▶ Brief
Print, exactly as they stand, the lines from the start of the listing to the line containing "0,1,5,8,6,1];", inclusive.

▶ Supplied material
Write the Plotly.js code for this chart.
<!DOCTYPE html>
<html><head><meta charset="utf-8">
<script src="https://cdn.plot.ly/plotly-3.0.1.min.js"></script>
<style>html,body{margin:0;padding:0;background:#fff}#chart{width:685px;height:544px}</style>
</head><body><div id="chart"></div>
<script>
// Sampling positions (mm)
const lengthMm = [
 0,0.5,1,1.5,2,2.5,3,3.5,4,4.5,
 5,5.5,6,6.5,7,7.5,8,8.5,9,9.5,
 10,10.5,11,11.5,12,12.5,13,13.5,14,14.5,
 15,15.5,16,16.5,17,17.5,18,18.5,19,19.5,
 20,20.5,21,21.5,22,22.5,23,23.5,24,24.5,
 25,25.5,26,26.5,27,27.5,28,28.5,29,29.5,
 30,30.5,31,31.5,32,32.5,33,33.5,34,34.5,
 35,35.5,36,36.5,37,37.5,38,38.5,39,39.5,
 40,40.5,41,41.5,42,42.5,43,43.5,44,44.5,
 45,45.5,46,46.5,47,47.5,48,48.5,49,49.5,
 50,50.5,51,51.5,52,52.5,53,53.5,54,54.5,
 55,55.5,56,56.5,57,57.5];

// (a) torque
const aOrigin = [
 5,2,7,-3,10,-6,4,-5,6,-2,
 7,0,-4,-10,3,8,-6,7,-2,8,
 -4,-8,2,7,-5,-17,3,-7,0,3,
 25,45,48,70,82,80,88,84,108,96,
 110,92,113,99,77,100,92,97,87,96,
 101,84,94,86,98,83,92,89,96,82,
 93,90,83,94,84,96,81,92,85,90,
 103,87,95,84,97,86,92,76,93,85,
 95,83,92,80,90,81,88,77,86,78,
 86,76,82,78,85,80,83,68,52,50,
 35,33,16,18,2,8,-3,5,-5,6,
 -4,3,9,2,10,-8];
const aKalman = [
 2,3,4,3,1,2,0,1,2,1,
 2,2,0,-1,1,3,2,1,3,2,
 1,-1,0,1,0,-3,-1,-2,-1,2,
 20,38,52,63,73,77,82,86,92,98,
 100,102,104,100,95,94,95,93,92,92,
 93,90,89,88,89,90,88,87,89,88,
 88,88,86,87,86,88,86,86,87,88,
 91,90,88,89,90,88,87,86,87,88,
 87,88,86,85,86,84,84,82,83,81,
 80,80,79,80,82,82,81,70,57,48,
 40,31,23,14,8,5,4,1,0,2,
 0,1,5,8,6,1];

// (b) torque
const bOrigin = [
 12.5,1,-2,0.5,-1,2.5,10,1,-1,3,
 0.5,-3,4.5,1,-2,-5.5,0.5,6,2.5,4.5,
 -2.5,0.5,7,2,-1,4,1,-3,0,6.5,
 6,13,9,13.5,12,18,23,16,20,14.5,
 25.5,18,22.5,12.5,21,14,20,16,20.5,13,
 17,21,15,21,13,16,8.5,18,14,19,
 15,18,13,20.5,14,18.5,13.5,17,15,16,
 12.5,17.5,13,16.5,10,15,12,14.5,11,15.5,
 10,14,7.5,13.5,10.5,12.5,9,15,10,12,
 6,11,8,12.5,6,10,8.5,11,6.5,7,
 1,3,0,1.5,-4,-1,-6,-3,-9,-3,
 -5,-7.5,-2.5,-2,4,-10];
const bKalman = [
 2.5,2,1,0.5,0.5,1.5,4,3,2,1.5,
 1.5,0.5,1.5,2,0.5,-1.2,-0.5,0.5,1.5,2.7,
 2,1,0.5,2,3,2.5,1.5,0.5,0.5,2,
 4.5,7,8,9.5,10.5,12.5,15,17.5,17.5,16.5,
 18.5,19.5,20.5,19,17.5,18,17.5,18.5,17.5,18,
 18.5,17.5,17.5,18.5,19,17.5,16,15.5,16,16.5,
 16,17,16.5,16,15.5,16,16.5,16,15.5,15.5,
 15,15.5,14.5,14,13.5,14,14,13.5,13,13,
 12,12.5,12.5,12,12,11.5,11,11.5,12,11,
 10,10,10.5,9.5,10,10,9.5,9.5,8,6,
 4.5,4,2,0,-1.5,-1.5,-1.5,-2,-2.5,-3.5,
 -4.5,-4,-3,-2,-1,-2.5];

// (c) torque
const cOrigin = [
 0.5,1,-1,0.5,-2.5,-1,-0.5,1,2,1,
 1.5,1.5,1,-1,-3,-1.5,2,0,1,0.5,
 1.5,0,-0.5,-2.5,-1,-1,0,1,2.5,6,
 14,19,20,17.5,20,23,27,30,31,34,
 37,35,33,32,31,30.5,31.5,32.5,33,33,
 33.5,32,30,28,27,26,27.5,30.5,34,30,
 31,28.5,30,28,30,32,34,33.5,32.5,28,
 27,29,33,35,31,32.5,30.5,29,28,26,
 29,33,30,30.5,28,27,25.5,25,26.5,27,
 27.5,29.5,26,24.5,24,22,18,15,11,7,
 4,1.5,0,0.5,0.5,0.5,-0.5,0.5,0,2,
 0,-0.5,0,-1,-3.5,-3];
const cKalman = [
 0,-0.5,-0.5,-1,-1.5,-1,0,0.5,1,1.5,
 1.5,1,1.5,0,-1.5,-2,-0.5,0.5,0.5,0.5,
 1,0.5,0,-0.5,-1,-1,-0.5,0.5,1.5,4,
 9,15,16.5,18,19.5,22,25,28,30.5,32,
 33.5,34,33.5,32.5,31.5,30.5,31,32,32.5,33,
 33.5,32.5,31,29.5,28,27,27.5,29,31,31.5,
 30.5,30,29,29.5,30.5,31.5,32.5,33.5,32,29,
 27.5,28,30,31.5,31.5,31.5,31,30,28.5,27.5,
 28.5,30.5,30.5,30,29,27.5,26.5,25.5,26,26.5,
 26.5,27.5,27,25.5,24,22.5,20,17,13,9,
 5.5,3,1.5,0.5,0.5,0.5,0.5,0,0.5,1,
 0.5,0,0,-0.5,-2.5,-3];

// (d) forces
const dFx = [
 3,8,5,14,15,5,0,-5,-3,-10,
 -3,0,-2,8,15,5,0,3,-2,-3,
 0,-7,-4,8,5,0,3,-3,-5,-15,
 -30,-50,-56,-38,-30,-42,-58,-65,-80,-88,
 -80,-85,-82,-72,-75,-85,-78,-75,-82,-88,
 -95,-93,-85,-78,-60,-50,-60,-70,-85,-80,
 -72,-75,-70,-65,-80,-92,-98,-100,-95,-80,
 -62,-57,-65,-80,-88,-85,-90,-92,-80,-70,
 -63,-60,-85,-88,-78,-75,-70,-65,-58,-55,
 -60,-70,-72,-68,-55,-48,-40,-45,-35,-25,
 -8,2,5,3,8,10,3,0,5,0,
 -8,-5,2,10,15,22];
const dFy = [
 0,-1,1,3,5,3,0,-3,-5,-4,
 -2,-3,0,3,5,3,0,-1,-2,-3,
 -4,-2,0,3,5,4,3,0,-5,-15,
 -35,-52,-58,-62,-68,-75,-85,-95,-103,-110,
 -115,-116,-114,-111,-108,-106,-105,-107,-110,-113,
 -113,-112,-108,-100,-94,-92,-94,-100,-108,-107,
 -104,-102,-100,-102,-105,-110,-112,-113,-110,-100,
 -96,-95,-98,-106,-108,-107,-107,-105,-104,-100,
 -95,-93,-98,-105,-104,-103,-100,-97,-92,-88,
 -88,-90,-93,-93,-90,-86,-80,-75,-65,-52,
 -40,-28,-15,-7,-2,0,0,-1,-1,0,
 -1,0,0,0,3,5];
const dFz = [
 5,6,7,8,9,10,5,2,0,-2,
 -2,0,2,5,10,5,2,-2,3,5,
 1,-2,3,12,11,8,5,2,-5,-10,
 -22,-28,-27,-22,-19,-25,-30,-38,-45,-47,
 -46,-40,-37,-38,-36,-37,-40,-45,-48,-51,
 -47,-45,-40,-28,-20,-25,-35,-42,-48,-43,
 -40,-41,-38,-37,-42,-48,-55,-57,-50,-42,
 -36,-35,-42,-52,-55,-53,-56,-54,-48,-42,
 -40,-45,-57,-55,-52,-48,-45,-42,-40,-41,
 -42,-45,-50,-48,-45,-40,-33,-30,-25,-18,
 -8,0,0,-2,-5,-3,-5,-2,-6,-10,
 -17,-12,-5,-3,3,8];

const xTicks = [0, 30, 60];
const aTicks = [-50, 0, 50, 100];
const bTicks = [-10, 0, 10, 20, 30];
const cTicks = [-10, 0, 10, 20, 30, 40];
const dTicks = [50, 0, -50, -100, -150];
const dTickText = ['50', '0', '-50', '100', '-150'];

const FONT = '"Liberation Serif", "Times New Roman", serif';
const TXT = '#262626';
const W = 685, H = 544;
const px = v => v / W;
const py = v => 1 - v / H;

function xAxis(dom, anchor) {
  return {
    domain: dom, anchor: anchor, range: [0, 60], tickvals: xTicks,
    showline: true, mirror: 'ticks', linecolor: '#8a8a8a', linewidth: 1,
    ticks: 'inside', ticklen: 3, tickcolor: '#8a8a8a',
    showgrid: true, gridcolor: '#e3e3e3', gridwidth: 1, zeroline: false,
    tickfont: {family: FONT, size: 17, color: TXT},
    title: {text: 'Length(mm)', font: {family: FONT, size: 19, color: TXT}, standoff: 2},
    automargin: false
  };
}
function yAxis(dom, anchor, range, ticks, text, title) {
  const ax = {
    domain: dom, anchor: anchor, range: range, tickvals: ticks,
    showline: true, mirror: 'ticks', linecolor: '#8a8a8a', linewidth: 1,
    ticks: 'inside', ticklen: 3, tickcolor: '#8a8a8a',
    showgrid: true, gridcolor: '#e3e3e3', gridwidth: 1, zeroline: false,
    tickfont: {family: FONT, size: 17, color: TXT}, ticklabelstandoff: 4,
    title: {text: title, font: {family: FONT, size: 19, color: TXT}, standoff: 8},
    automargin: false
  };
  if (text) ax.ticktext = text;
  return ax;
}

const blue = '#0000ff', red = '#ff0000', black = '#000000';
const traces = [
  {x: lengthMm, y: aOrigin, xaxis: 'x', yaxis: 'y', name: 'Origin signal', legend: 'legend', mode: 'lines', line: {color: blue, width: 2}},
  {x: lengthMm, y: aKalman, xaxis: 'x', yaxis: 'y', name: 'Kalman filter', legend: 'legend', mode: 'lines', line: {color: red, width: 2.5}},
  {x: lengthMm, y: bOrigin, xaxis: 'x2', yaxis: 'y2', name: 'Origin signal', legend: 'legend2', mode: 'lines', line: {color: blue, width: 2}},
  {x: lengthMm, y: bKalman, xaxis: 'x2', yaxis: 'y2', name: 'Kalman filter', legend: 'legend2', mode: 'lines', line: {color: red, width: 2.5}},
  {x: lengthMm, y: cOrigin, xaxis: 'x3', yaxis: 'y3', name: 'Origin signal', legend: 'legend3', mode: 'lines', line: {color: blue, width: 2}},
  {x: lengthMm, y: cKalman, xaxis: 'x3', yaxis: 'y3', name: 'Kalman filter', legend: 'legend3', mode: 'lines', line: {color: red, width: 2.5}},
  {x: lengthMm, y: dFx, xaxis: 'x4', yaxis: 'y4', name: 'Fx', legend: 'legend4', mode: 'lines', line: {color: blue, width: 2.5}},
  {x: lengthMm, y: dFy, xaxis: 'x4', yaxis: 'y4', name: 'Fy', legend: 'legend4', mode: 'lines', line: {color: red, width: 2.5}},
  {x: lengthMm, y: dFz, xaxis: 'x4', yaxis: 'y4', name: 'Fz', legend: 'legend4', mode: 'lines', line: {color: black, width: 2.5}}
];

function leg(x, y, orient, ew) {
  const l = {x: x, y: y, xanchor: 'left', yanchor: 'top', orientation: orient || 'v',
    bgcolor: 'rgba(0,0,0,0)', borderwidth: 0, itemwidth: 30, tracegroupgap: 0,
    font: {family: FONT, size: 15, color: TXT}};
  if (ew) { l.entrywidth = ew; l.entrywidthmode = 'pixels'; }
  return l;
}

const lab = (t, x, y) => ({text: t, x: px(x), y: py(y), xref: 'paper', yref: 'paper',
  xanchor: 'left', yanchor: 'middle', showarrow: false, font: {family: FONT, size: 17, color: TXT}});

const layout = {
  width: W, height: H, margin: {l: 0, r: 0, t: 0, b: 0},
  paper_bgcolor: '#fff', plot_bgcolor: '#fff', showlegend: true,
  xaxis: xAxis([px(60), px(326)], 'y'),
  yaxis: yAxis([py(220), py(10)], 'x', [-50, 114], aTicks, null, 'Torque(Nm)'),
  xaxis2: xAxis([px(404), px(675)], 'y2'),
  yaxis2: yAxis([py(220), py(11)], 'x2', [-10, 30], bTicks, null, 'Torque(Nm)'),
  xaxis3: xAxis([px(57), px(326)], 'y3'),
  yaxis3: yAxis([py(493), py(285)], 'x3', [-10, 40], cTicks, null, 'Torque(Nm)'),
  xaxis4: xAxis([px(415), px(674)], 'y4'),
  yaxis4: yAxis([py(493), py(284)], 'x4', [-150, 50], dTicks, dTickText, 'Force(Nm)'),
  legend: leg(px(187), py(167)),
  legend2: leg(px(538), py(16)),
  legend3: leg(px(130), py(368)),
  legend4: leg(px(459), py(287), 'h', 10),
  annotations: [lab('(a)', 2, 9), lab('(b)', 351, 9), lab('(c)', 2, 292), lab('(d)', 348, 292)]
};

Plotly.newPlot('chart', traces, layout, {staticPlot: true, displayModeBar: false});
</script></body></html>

▶ Worked solution
Write the Plotly.js code for this chart.
<!DOCTYPE html>
<html><head><meta charset="utf-8">
<script src="https://cdn.plot.ly/plotly-3.0.1.min.js"></script>
<style>html,body{margin:0;padding:0;background:#fff}#chart{width:685px;height:544px}</style>
</head><body><div id="chart"></div>
<script>
// Sampling positions (mm)
const lengthMm = [
 0,0.5,1,1.5,2,2.5,3,3.5,4,4.5,
 5,5.5,6,6.5,7,7.5,8,8.5,9,9.5,
 10,10.5,11,11.5,12,12.5,13,13.5,14,14.5,
 15,15.5,16,16.5,17,17.5,18,18.5,19,19.5,
 20,20.5,21,21.5,22,22.5,23,23.5,24,24.5,
 25,25.5,26,26.5,27,27.5,28,28.5,29,29.5,
 30,30.5,31,31.5,32,32.5,33,33.5,34,34.5,
 35,35.5,36,36.5,37,37.5,38,38.5,39,39.5,
 40,40.5,41,41.5,42,42.5,43,43.5,44,44.5,
 45,45.5,46,46.5,47,47.5,48,48.5,49,49.5,
 50,50.5,51,51.5,52,52.5,53,53.5,54,54.5,
 55,55.5,56,56.5,57,57.5];

// (a) torque
const aOrigin = [
 5,2,7,-3,10,-6,4,-5,6,-2,
 7,0,-4,-10,3,8,-6,7,-2,8,
 -4,-8,2,7,-5,-17,3,-7,0,3,
 25,45,48,70,82,80,88,84,108,96,
 110,92,113,99,77,100,92,97,87,96,
 101,84,94,86,98,83,92,89,96,82,
 93,90,83,94,84,96,81,92,85,90,
 103,87,95,84,97,86,92,76,93,85,
 95,83,92,80,90,81,88,77,86,78,
 86,76,82,78,85,80,83,68,52,50,
 35,33,16,18,2,8,-3,5,-5,6,
 -4,3,9,2,10,-8];
const aKalman = [
 2,3,4,3,1,2,0,1,2,1,
 2,2,0,-1,1,3,2,1,3,2,
 1,-1,0,1,0,-3,-1,-2,-1,2,
 20,38,52,63,73,77,82,86,92,98,
 100,102,104,100,95,94,95,93,92,92,
 93,90,89,88,89,90,88,87,89,88,
 88,88,86,87,86,88,86,86,87,88,
 91,90,88,89,90,88,87,86,87,88,
 87,88,86,85,86,84,84,82,83,81,
 80,80,79,80,82,82,81,70,57,48,
 40,31,23,14,8,5,4,1,0,2,
 0,1,5,8,6,1];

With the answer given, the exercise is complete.